Permutation tests provide a robust and powerful tool for testing various statistical hypotheses. Their use for univariate test statistics is simple, and they yield valid inference under minimal assumptions about the underlying data distribution. Let $T_0$ be a univariate test statistic computed for a given data set. For a chosen number $B$ of repetitions, one randomly shuffles the labels of the observations and calculates the test statistics for the permuted data sets to obtain a permutation sample $T_1,\mathrm{\dots },T_B$. The permutation p-value is computed as a proportion of $T_j$, $j=1,\mathrm{\dots },B$, that are more extreme than $T_0$.

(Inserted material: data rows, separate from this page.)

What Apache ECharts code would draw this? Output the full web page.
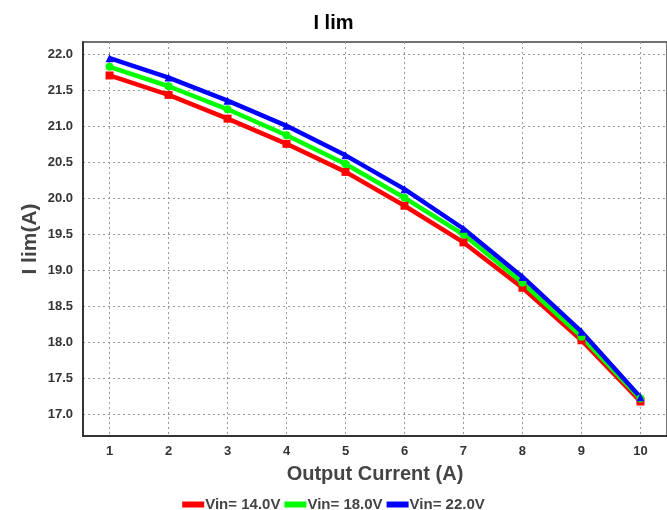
<!DOCTYPE html>
<html>
<head>
<meta charset="utf-8">
<script src="https://cdn.jsdelivr.net/npm/echarts@6/dist/echarts.min.js"></script>
<style>
  html, body { margin: 0; padding: 0; background: #fff; }
  #chart { width: 667px; height: 510px; }
</style>
</head>
<body>
<div id="chart"></div>
<script>
// data
const currents = [1, 2, 3, 4, 5, 6, 7, 8, 9, 10]
const vin14 = [21.71, 21.44, 21.11, 20.76, 20.37, 19.90, 19.39, 18.76, 18.03, 17.18]
const vin18 = [21.83, 21.56, 21.24, 20.88, 20.48, 20.01, 19.50, 18.83, 18.08, 17.22]
const vin22 = [21.95, 21.68, 21.36, 21.01, 20.60, 20.13, 19.58, 18.91, 18.15, 17.24]
const yTicks = [17.0, 17.5, 18.0, 18.5, 19.0, 19.5, 20.0, 20.5, 21.0, 21.5, 22.0]

const font = 'Liberation Sans, Arial, sans-serif'
const chart = echarts.init(document.getElementById('chart'))

const pairs = (ys) => currents.map((x, i) => [x, ys[i]])

const makeSeries = (name, ys, color, symbol) => ({
  name: name,
  type: 'line',
  data: pairs(ys),
  symbol: symbol,
  symbolSize: 8,
  showSymbol: true,
  lineStyle: { color: color, width: 4.5 },
  itemStyle: { color: color },
  emphasis: { disabled: true },
  animation: false
})

const option = {
  animation: false,
  title: {
    text: 'I lim',
    left: 'center',
    top: 8,
    textStyle: { fontFamily: font, fontWeight: 'bold', fontSize: 20, color: '#000' }
  },
  grid: {
    left: 83, top: 42, right: 0, bottom: 74,
    show: true, borderColor: '#444', borderWidth: 1.5,
    containLabel: false
  },
  legend: {
    top: 492,
    left: 'center',
    itemGap: 4,
    itemWidth: 22,
    itemHeight: 6,
    icon: 'rect',
    textStyle: { fontFamily: font, fontWeight: 'bold', fontSize: 15, color: '#444', padding: [0, 0, 0, -4] },
    data: ['Vin= 14.0V', 'Vin= 18.0V', 'Vin= 22.0V']
  },
  xAxis: {
    type: 'value',
    min: 0.55,
    max: 10.45,
    name: 'Output Current (A)',
    nameLocation: 'middle',
    nameGap: 28,
    nameMoveOverlap: false,
    nameTextStyle: { fontFamily: font, fontWeight: 'bold', fontSize: 20, color: '#444' },
    axisLine: { show: true, lineStyle: { color: '#333', width: 2 } },
    axisTick: { show: false, customValues: currents },
    axisLabel: {
      customValues: currents,
      margin: 9,
      fontFamily: font, fontWeight: 'bold', fontSize: 13, color: '#333'
    },
    splitLine: { show: true, lineStyle: { color: '#999', type: [2, 3], width: 1 } }
  },
  yAxis: {
    type: 'value',
    min: 16.70,
    max: 22.175,
    name: 'I lim(A)',
    nameLocation: 'middle',
    nameGap: 42,
    nameMoveOverlap: false,
    nameTextStyle: { fontFamily: font, fontWeight: 'bold', fontSize: 21, color: '#444' },
    axisLine: { show: true, lineStyle: { color: '#333', width: 2 } },
    axisTick: { show: false, customValues: yTicks },
    axisLabel: {
      customValues: yTicks,
      margin: 10,
      formatter: (v) => v.toFixed(1),
      fontFamily: font, fontWeight: 'bold', fontSize: 13, color: '#333'
    },
    splitLine: { show: true, lineStyle: { color: '#999', type: [2, 3], width: 1 } }
  },
  series: [
    makeSeries('Vin= 14.0V', vin14, '#ff0000', 'rect'),
    makeSeries('Vin= 18.0V', vin18, '#00ff00', 'circle'),
    makeSeries('Vin= 22.0V', vin22, '#0000ff', 'triangle')
  ]
}

chart.setOption(option)
window.addEventListener('resize', () => {
  chart.resize()
})
</script>
</body>
</html>
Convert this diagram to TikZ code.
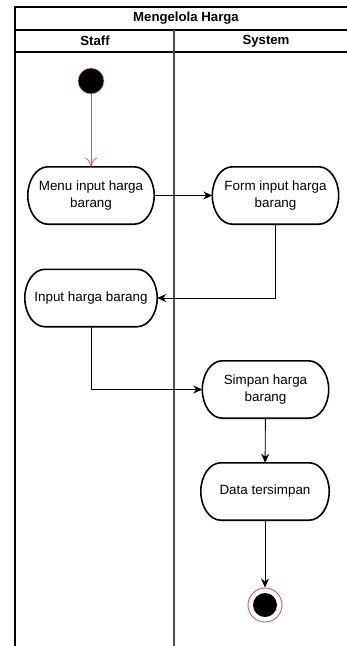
\documentclass[tikz,border=0pt]{standalone}
\usepackage{fontspec}
\setmainfont{Liberation Sans}
\usetikzlibrary{arrows.meta}
\definecolor{flowred}{RGB}{205,90,90}
\tikzset{
  act/.style={draw=none, rectangle, minimum width=126pt, minimum height=57pt,
    inner sep=2pt, align=center, font=\fontsize{13.4}{17.5}\selectfont},
  actline/.style={draw=black, line width=1.6pt, fill=white},
  flow/.style={draw=black, line width=0.9pt, -{Stealth[length=9pt,width=8pt]}},
  lane/.style={line width=1.3pt, draw=black},
  head/.style={font=\fontsize{13.2}{16}\selectfont\bfseries}
}
% activity outline: flat top and bottom, elliptical ends
\newcommand\actoutline[1]{%
  \draw[actline] ([xshift=20pt]#1.north west) -- ([xshift=-20pt]#1.north east)
    .. controls +(11.05,0) and +(0,-15.74) .. (#1.east)
    .. controls +(0,15.74) and +(11.05,0) .. ([xshift=-20pt]#1.south east)
    -- ([xshift=20pt]#1.south west)
    .. controls +(-11.05,0) and +(0,15.74) .. (#1.west)
    .. controls +(0,-15.74) and +(-11.05,0) .. cycle;}
\begin{document}
\begin{tikzpicture}[x=1pt,y=-1pt]
\useasboundingbox (0,0) rectangle (347,646);
% swimlane frame
\draw[lane] (15,646) -- (15,7) -- (360,7);
\draw[lane] (15,30) -- (360,30);
\draw[lane] (15,52) -- (360,52);
\draw[line width=1.3pt, draw=black!70] (174,30) -- (174,646);
\node[head] (title) at (186,18.5) {Mengelola Harga};
\node[head] (staff) at (95,41) {Staff};
\node[head] (system) at (266,41) {System};
% activities
\node[act] (menu) at (91,195.5) {};
\node[act] (form) at (275.5,195.5) {};
\node[act, minimum width=132pt] (input) at (91,298) {};
\node[act] (simpan) at (265.5,389.5) {};
\node[act, minimum width=128pt] (data) at (265,491.5) {};
\actoutline{menu}\actoutline{form}\actoutline{input}\actoutline{simpan}\actoutline{data}
\node[act] at (menu) {Menu input harga\\barang};
\node[act] at (form) {Form input harga\\barang};
\node[act] at (input) {Input harga barang};
\node[act] at (simpan) {Simpan harga\\barang};
\node[act] at (data) {Data tersimpan};
% start and end
\node[circle, fill=black, draw=flowred!60, line width=0.6pt, minimum size=26pt, inner sep=0pt] (start) at (91,81) {};
\node[circle, draw=flowred, line width=0.9pt, fill=white, minimum size=34pt, inner sep=0pt] (end) at (265,605) {};
\node[circle, fill=black, minimum size=24pt, inner sep=0pt] (endin) at (265,605) {};
% transitions
\draw[draw=flowred, line width=0.8pt, -{To[length=9pt,width=12pt]}] (start) -- (menu);
\draw[flow] (menu) -- (form);
\draw[flow] (form.south) |- (input.east);
\draw[flow] (input.south) |- (simpan.west);
\draw[flow] (simpan) -- (data);
\draw[flow] (data) -- (end);
\end{tikzpicture}
\end{document}
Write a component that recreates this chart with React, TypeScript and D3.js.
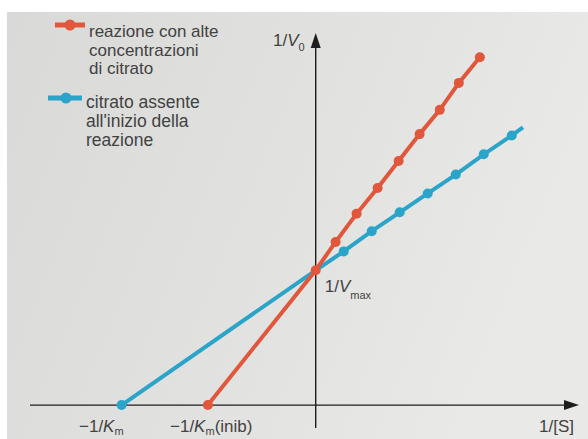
import React from 'react'
import * as d3 from 'd3'

// 1/[S] and 1/V0 (1/Vmax = 1)
const redX = [-3.85, 0, 0.71, 1.46, 2.21, 2.96, 3.71, 4.43, 5.11, 5.86]
const redY = [0, 1, 1.21, 1.42, 1.61, 1.81, 2.01, 2.19, 2.39, 2.58]
const blueX = [-6.93, 0, 1, 2, 3, 4, 5, 6, 7, 7.4]
const blueY = [0, 1, 1.14, 1.29, 1.43, 1.57, 1.71, 1.86, 2.0, 2.06]
// which points get a dot
const redDots = [true, true, true, true, true, true, true, true, true, true]
const blueDots = [true, false, true, true, true, true, true, true, true, false]

const redLegend = ['reazione con alte', 'concentrazioni', 'di citrato']
const blueLegend = ['citrato assente', "all'inizio della", 'reazione']

const RED = '#e0573b'
const BLUE = '#2ba4c9'
const INK = '#424242'

const W = 588, H = 439

const App = () => {
    const x = d3.scaleLinear().domain([-10.2, 9.4]).range([30, 579])
    const y = d3.scaleLinear().domain([-0.17, 2.76]).range([428, 33])

    const x0 = x(0), y0 = y(0)

    const line = d3.line<[number, number]>()
        .x(d => x(d[0]))
        .y(d => y(d[1]))

    const red = redX.map((v, i) => [v, redY[i]] as [number, number])
    const blue = blueX.map((v, i) => [v, blueY[i]] as [number, number])

    const font = { fontFamily: '"Liberation Sans", Arial, sans-serif', fill: INK }

    return (
        <svg width={W} height={H} style={{ position: 'absolute', left: 0, top: 0, background: '#fff' }}>
            <defs>
                <linearGradient id="paper" x1="0" y1="0" x2="1" y2="0.3">
                    <stop offset="0" stopColor="#d9d9d7" />
                    <stop offset="0.6" stopColor="#e2e2e0" />
                    <stop offset="1" stopColor="#e9e9e7" />
                </linearGradient>
            </defs>
            <rect x={7} y={12} width={W - 7} height={H - 12} fill="url(#paper)" />

            {/* axes */}
            <g stroke="#1e1e1e" strokeWidth={1.4}>
                <line x1={x(-10.2)} x2={x(9.0)} y1={y0} y2={y0} />
                <line x1={x0} x2={x0} y1={y(-0.17)} y2={y(2.68)} />
            </g>
            <path d={`M${x(9.4)},${y0} L${x(9.4) - 15},${y0 - 5} L${x(9.4) - 15},${y0 + 5} Z`} fill="#1e1e1e" />
            <path d={`M${x0},${y(2.76)} L${x0 - 5},${y(2.76) + 15} L${x0 + 5},${y(2.76) + 15} Z`} fill="#1e1e1e" />

            {/* series */}
            <path d={line(blue) || ''} fill="none" stroke={BLUE} strokeWidth={4} />
            {blue.map((d, i) => blueDots[i] &&
                <circle key={'b' + i} cx={x(d[0])} cy={y(d[1])} r={5} fill={BLUE} />)}
            <path d={line(red) || ''} fill="none" stroke={RED} strokeWidth={4} />
            {red.map((d, i) => redDots[i] &&
                <circle key={'r' + i} cx={x(d[0])} cy={y(d[1])} r={5} fill={RED} />)}

            {/* axis labels */}
            <text x={273} y={46} fontSize={17} {...font}>1/<tspan fontStyle="italic">V</tspan><tspan fontSize={11} dy={5}>0</tspan></text>
            <text x={x0 + 9} y={y(1) + 22} fontSize={17} {...font}>1/<tspan fontStyle="italic">V</tspan><tspan fontSize={11} dy={7}>max</tspan></text>
            <text x={79} y={432} fontSize={17} {...font}>−1/<tspan fontStyle="italic">K</tspan><tspan fontSize={11} dy={3}>m</tspan></text>
            <text x={170} y={432} fontSize={17} {...font}>−1/<tspan fontStyle="italic">K</tspan><tspan fontSize={11} dy={3}>m</tspan><tspan dy={-3}>(inib)</tspan></text>
            <text x={539} y={432} fontSize={17} {...font}>1/[S]</text>

            {/* legend */}
            <line x1={55} x2={85} y1={25} y2={25} stroke={RED} strokeWidth={5} />
            <circle cx={70} cy={25} r={5.5} fill={RED} />
            {redLegend.map((t, i) =>
                <text key={t} x={89} y={37 + i * 18.5} fontSize={17} {...font}>{t}</text>)}
            <line x1={48} x2={82} y1={98} y2={98} stroke={BLUE} strokeWidth={5} />
            <circle cx={66} cy={98} r={5.5} fill={BLUE} />
            {blueLegend.map((t, i) =>
                <text key={t} x={86} y={108 + i * 19} fontSize={17.5} {...font}>{t}</text>)}
        </svg>
    )
}

export default App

There are various problems where the test statistic under investigation is multivariate, with the multiple testing problem being a simple example, as multiple test statistics can be viewed as components of a single multivariate test statistic. Unfortunately, the permutation principle does not straightforwardly extend to the multivariate setup. If the test statistic ${𝑻}_0$ takes values in ${ℝ}^d$, $d>1$, then the permutation sample ${𝑻}_1,\mathrm{\dots },{𝑻}_B$ can be obtained analogously, but it is not clear how to decide which values are more extreme than ${𝑻}_0$ due to the lack of natural ordering in ${ℝ}^d$. Traditional approaches to multivariate permutation tests rely on a suitable transformation of a vector of componentwise permutation p-values. However, this approach has several drawbacks.

The problem of extremeness in ${ℝ}^d$ is closely related to a definition of multivariate quantiles. Recently, Hallin et al. [2021] introduced a concept of multivariate quantiles derived from the optimal measure transportation (OMT). This contribution presents a new approach to permutation tests from Hlávka et al. [2024] that utilizes this concept.

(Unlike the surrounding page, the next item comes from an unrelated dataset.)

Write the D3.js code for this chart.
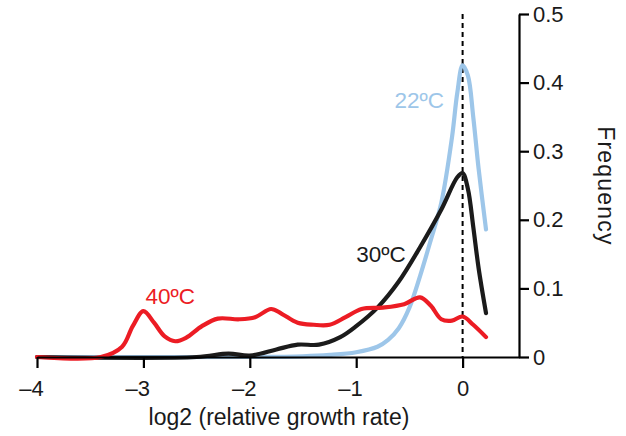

The OMT permutation tests are based on the discrete $L_2$ optimal measure transport ${𝑭}^{*}$ of the set $𝒯=\{{𝑻}_0,{𝑻}_1,\mathrm{\dots },{𝑻}_B\}$ of $B+1$ points in ${ℝ}^d$ to a specified regular grid set $𝒢$ of $B+1$ points in the unit ball in ${ℝ}^d$. The extremeness of ${𝑻}_0$ is then evaluated via extremeness of its image ${𝑭}^{*}({𝑻}_{\mathrm{𝟎}})$ among ${𝑭}^{*}({𝑻}_j)$, $j=1,\mathrm{\dots },B$, i.e. the permutation $p$-value is computed as the relative frequency of ${𝑭}^{*}({𝑻}_j)$, $j=1,\mathrm{\dots },B$, such that $\parallel {𝑭}^{*}({𝑻}_b)\parallel \ge \parallel {𝑭}^{*}({𝑻}_0)\parallel$.

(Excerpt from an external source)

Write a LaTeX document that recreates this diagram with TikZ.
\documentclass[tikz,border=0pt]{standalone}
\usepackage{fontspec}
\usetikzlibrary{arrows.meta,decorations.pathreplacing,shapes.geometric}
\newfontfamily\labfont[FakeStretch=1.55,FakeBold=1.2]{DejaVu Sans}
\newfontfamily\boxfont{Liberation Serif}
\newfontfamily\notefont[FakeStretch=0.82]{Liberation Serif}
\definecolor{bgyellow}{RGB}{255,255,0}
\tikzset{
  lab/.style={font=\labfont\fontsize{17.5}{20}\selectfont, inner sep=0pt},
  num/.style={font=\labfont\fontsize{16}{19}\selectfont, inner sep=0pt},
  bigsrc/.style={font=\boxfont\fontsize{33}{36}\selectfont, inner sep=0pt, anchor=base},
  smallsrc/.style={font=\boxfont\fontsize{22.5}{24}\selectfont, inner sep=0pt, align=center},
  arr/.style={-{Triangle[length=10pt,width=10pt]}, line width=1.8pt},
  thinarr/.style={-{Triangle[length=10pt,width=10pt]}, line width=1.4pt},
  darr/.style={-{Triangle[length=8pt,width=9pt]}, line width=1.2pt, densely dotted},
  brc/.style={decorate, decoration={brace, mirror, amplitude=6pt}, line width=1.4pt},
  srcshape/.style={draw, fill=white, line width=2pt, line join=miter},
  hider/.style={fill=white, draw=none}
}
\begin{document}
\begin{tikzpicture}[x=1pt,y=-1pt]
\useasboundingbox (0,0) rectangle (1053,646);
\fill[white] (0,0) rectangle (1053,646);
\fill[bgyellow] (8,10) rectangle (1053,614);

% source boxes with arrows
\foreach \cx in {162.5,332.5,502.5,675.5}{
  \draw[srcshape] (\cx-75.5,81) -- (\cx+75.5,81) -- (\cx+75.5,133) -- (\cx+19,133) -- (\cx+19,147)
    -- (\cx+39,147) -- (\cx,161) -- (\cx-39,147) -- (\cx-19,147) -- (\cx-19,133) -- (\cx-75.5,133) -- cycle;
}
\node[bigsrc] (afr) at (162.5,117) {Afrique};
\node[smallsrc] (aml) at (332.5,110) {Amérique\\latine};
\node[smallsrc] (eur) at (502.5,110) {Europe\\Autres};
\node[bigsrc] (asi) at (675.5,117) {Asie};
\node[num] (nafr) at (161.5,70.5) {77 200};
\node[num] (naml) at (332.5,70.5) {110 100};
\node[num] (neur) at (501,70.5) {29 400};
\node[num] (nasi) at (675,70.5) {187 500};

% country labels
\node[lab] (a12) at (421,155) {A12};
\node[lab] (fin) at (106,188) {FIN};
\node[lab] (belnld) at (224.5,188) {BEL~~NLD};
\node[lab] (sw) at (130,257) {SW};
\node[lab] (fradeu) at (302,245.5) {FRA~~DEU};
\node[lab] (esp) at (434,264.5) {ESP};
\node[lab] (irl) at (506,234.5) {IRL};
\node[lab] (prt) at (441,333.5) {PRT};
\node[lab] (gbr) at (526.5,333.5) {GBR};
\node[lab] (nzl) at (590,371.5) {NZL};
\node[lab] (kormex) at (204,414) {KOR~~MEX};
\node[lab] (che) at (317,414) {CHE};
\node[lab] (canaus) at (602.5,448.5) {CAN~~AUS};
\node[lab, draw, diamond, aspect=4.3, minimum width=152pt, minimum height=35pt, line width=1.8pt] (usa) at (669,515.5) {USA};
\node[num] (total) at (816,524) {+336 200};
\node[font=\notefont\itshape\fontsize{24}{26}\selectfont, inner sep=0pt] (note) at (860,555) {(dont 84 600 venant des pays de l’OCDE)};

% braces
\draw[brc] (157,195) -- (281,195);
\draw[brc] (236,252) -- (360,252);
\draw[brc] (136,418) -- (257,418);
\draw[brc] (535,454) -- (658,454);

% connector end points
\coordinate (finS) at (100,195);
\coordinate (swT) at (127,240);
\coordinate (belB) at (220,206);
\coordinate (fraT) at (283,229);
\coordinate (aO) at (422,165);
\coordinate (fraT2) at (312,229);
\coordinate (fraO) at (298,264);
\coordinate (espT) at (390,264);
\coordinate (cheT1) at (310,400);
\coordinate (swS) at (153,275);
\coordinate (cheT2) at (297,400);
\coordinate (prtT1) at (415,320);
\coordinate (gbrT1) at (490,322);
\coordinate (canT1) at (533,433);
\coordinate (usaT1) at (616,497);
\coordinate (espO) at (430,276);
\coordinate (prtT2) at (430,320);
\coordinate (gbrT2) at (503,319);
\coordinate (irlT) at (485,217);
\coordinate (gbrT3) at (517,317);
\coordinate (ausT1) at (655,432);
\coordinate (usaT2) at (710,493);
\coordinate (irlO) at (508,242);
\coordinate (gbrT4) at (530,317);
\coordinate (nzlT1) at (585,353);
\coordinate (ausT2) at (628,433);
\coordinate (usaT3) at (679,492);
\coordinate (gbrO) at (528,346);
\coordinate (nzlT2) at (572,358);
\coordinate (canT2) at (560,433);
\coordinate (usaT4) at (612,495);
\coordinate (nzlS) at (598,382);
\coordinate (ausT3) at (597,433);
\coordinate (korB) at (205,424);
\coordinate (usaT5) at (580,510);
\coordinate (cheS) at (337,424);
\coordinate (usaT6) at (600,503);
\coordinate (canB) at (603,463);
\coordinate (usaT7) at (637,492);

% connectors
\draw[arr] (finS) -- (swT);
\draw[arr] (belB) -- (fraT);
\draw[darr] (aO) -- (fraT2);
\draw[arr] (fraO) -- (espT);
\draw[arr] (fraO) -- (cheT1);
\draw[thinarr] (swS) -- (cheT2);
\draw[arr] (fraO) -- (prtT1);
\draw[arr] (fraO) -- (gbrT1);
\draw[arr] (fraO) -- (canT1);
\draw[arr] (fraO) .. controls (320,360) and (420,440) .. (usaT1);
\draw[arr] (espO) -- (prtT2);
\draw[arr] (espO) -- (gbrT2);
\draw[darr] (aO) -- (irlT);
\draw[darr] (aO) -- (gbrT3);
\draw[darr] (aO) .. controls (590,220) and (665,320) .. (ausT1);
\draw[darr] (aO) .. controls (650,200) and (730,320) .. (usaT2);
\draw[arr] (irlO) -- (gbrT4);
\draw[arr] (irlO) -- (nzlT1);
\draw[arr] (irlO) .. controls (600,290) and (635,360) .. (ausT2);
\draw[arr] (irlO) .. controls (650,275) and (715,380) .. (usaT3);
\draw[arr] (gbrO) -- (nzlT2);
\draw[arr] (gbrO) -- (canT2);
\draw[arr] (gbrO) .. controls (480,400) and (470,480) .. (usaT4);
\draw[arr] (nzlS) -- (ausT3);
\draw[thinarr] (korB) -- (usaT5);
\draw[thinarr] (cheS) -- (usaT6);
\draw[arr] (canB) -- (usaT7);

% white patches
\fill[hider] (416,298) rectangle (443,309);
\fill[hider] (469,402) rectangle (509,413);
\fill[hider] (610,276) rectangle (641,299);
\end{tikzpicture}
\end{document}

The proposed approach is distribution-free and it requires only mild assumptions about exchangeability under the null hypothesis. Beside the final permutation p-value, the approach allows also to calculate and interpret contributions of the components of the vector test statistic ${𝑻}_0$ to the rejection of the null hypothesis. Illustrative practical examples will be presented.